* _PROBLEM TO SOLVE_
An exact copy of all the data is required, with pictures left out.
---
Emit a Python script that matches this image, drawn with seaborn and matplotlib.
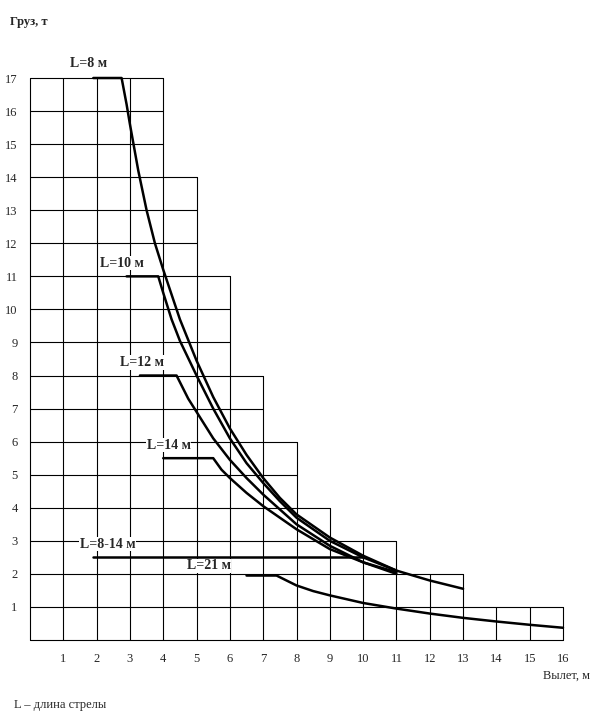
import matplotlib
matplotlib.use("Agg")
import matplotlib.pyplot as plt
import seaborn as sns
import pandas as pd

sns.set_theme(style="white")
plt.rcParams['font.family'] = ['Liberation Serif', 'DejaVu Serif']

# grid staircase: horizontal line y -> right end x ; vertical line x -> top y
h_levels = list(range(0, 18))
h_ends = [16, 16, 13, 11, 9, 8, 8, 7, 7, 6, 6, 6, 5, 5, 5, 4, 4, 4]
v_pos = list(range(0, 17))
v_tops = [17, 17, 17, 17, 17, 14, 11, 8, 6, 4, 3, 3, 2, 2, 1, 1, 1]

curves = {
    "L=8 м": ([1.9, 2.75, 2.9, 3.0, 3.25, 3.5, 3.75, 4, 4.5, 5, 5.5, 6, 6.5, 7, 7.5, 8, 9, 10, 11, 12, 13],
              [17, 17, 16.2, 15.6, 14.2, 13.0, 12.0, 11.2, 9.7, 8.45, 7.35, 6.4, 5.6, 4.9, 4.3, 3.8, 3.1, 2.55, 2.1, 1.8, 1.55]),
    "L=10 м": ([2.9, 3.85, 4, 4.25, 4.5, 5, 5.5, 6, 6.5, 7, 7.5, 8, 9, 10, 11],
               [11, 11, 10.5, 9.7, 9.05, 8.0, 7.0, 6.1, 5.35, 4.75, 4.2, 3.7, 3.0, 2.5, 2.1]),
    "L=12 м": ([3.3, 4.4, 4.75, 5, 5.5, 6, 6.5, 7, 7.5, 8, 9, 10, 11],
               [8, 8, 7.3, 6.9, 6.1, 5.45, 4.9, 4.4, 3.95, 3.5, 2.85, 2.35, 2.0]),
    "L=14 м": ([4.0, 5.5, 5.75, 6, 6.5, 7, 7.5, 8, 9, 10, 11],
               [5.5, 5.5, 5.15, 4.9, 4.45, 4.05, 3.7, 3.35, 2.75, 2.35, 2.05]),
    "L=8-14 м": ([1.9, 10.0], [2.5, 2.5]),
    "L=21 м": ([6.5, 7.4, 7.7, 8, 8.5, 9, 10, 11, 12, 13, 14, 15, 16],
               [1.95, 1.95, 1.8, 1.65, 1.48, 1.35, 1.12, 0.95, 0.8, 0.67, 0.56, 0.46, 0.37]),
}
label_pos = {"L=8 м": (1.2, 17.25), "L=10 м": (2.1, 11.2), "L=12 м": (2.7, 8.2),
             "L=14 м": (3.5, 5.7), "L=8-14 м": (1.5, 2.7), "L=21 м": (4.7, 2.05)}

x_ticks = list(range(1, 17))
y_ticks = list(range(1, 18))

fig = plt.figure(figsize=(6.07, 7.25), dpi=100)
ax = fig.add_axes([30/607, 85/725, 533/607, 562/725])
ax.set_xlim(0, 16)
ax.set_ylim(0, 17)
for y, xe in zip(h_levels, h_ends):
    ax.plot([0, xe], [y, y], color="black", lw=0.8, clip_on=False)
for x, yt in zip(v_pos, v_tops):
    ax.plot([x, x], [0, yt], color="black", lw=0.8, clip_on=False)

for name, (xs, ys) in curves.items():
    df = pd.DataFrame({"x": xs, "y": ys})
    sns.lineplot(data=df, x="x", y="y", ax=ax, color="black", lw=1.8, sort=False,
                 estimator=None)
    lx, ly = label_pos[name]
    ax.text(lx, ly, name, fontsize=10, fontweight="bold", va="bottom", ha="left",
            bbox=dict(facecolor="white", edgecolor="none", pad=0.5))
for ln in ax.lines:
    ln.set_clip_on(False)

for s in ax.spines.values():
    s.set_visible(False)
ax.set_xticks(x_ticks)
ax.set_xticklabels([str(v) for v in x_ticks], fontsize=9)
ax.set_yticks(y_ticks)
ax.set_yticklabels([str(v) for v in y_ticks], fontsize=9)
ax.tick_params(length=0, pad=9)
ax.set_xlabel("")
ax.set_ylabel("")

fig.text(10/607, 1 - 22/725, "Груз, т", fontsize=9, fontweight="bold", va="center")
fig.text(590/607, 1 - 676/725, "Вылет, м", fontsize=9, ha="right", va="center")
fig.text(14/607, 1 - 705/725, "L – длина стрелы", fontsize=9, va="center")

fig.savefig("out.png", dpi=100, facecolor="white")
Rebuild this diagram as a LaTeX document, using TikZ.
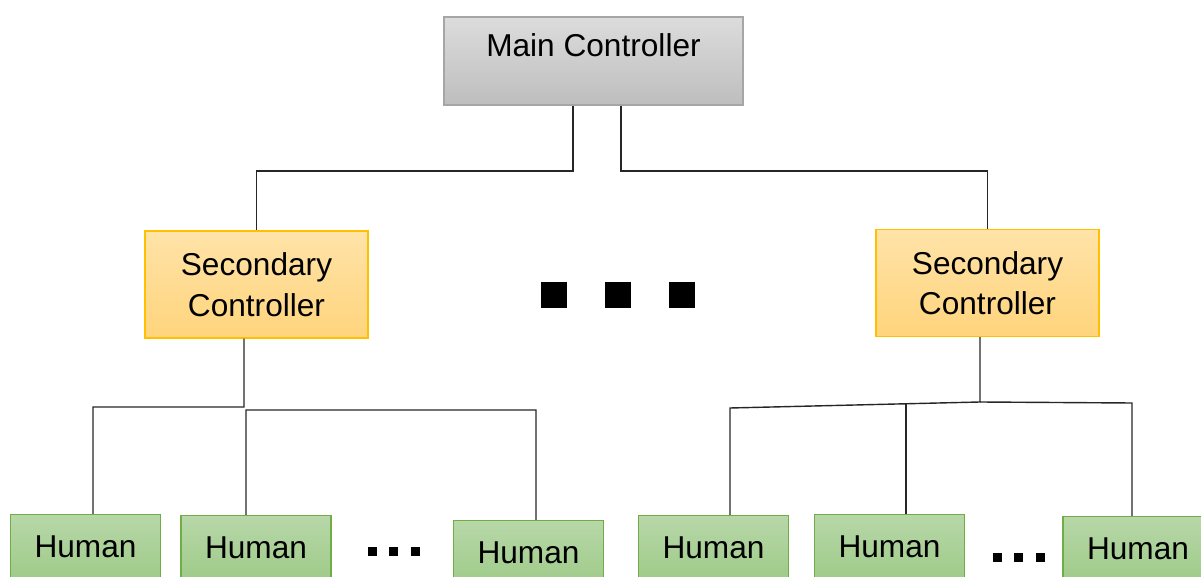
---
* _COMPLETE ANSWER_
Emit a Python script that matches this image, drawn with seaborn and matplotlib.
import matplotlib
matplotlib.use("Agg")
import matplotlib.pyplot as plt
import seaborn as sns
import pandas as pd

sns.set_theme(style="white")
plt.rcParams['font.family'] = ['Liberation Serif', 'DejaVu Serif']

# grid staircase: horizontal line y -> right end x ; vertical line x -> top y
h_levels = list(range(0, 18))
h_ends = [16, 16, 13, 11, 9, 8, 8, 7, 7, 6, 6, 6, 5, 5, 5, 4, 4, 4]
v_pos = list(range(0, 17))
v_tops = [17, 17, 17, 17, 17, 14, 11, 8, 6, 4, 3, 3, 2, 2, 1, 1, 1]

curves = {
    "L=8 м": ([1.9, 2.75, 2.9, 3.0, 3.25, 3.5, 3.75, 4, 4.5, 5, 5.5, 6, 6.5, 7, 7.5, 8, 9, 10, 11, 12, 13],
              [17, 17, 16.2, 15.6, 14.2, 13.0, 12.0, 11.2, 9.7, 8.45, 7.35, 6.4, 5.6, 4.9, 4.3, 3.8, 3.1, 2.55, 2.1, 1.8, 1.55]),
    "L=10 м": ([2.9, 3.85, 4, 4.25, 4.5, 5, 5.5, 6, 6.5, 7, 7.5, 8, 9, 10, 11],
               [11, 11, 10.5, 9.7, 9.05, 8.0, 7.0, 6.1, 5.35, 4.75, 4.2, 3.7, 3.0, 2.5, 2.1]),
    "L=12 м": ([3.3, 4.4, 4.75, 5, 5.5, 6, 6.5, 7, 7.5, 8, 9, 10, 11],
               [8, 8, 7.3, 6.9, 6.1, 5.45, 4.9, 4.4, 3.95, 3.5, 2.85, 2.35, 2.0]),
    "L=14 м": ([4.0, 5.5, 5.75, 6, 6.5, 7, 7.5, 8, 9, 10, 11],
               [5.5, 5.5, 5.15, 4.9, 4.45, 4.05, 3.7, 3.35, 2.75, 2.35, 2.05]),
    "L=8-14 м": ([1.9, 10.0], [2.5, 2.5]),
    "L=21 м": ([6.5, 7.4, 7.7, 8, 8.5, 9, 10, 11, 12, 13, 14, 15, 16],
               [1.95, 1.95, 1.8, 1.65, 1.48, 1.35, 1.12, 0.95, 0.8, 0.67, 0.56, 0.46, 0.37]),
}
label_pos = {"L=8 м": (1.2, 17.25), "L=10 м": (2.1, 11.2), "L=12 м": (2.7, 8.2),
             "L=14 м": (3.5, 5.7), "L=8-14 м": (1.5, 2.7), "L=21 м": (4.7, 2.05)}

x_ticks = list(range(1, 17))
y_ticks = list(range(1, 18))

fig = plt.figure(figsize=(6.07, 7.25), dpi=100)
ax = fig.add_axes([30/607, 85/725, 533/607, 562/725])
ax.set_xlim(0, 16)
ax.set_ylim(0, 17)
for y, xe in zip(h_levels, h_ends):
    ax.plot([0, xe], [y, y], color="black", lw=0.8, clip_on=False)
for x, yt in zip(v_pos, v_tops):
    ax.plot([x, x], [0, yt], color="black", lw=0.8, clip_on=False)

for name, (xs, ys) in curves.items():
    df = pd.DataFrame({"x": xs, "y": ys})
    sns.lineplot(data=df, x="x", y="y", ax=ax, color="black", lw=1.8, sort=False,
                 estimator=None)
    lx, ly = label_pos[name]
    ax.text(lx, ly, name, fontsize=10, fontweight="bold", va="bottom", ha="left",
            bbox=dict(facecolor="white", edgecolor="none", pad=0.5))
for ln in ax.lines:
    ln.set_clip_on(False)

for s in ax.spines.values():
    s.set_visible(False)
ax.set_xticks(x_ticks)
ax.set_xticklabels([str(v) for v in x_ticks], fontsize=9)
ax.set_yticks(y_ticks)
ax.set_yticklabels([str(v) for v in y_ticks], fontsize=9)
ax.tick_params(length=0, pad=9)
ax.set_xlabel("")
ax.set_ylabel("")

fig.text(10/607, 1 - 22/725, "Груз, т", fontsize=9, fontweight="bold", va="center")
fig.text(590/607, 1 - 676/725, "Вылет, м", fontsize=9, ha="right", va="center")
fig.text(14/607, 1 - 705/725, "L – длина стрелы", fontsize=9, va="center")

fig.savefig("out.png", dpi=100, facecolor="white")
Rebuild this diagram as a LaTeX document, using TikZ.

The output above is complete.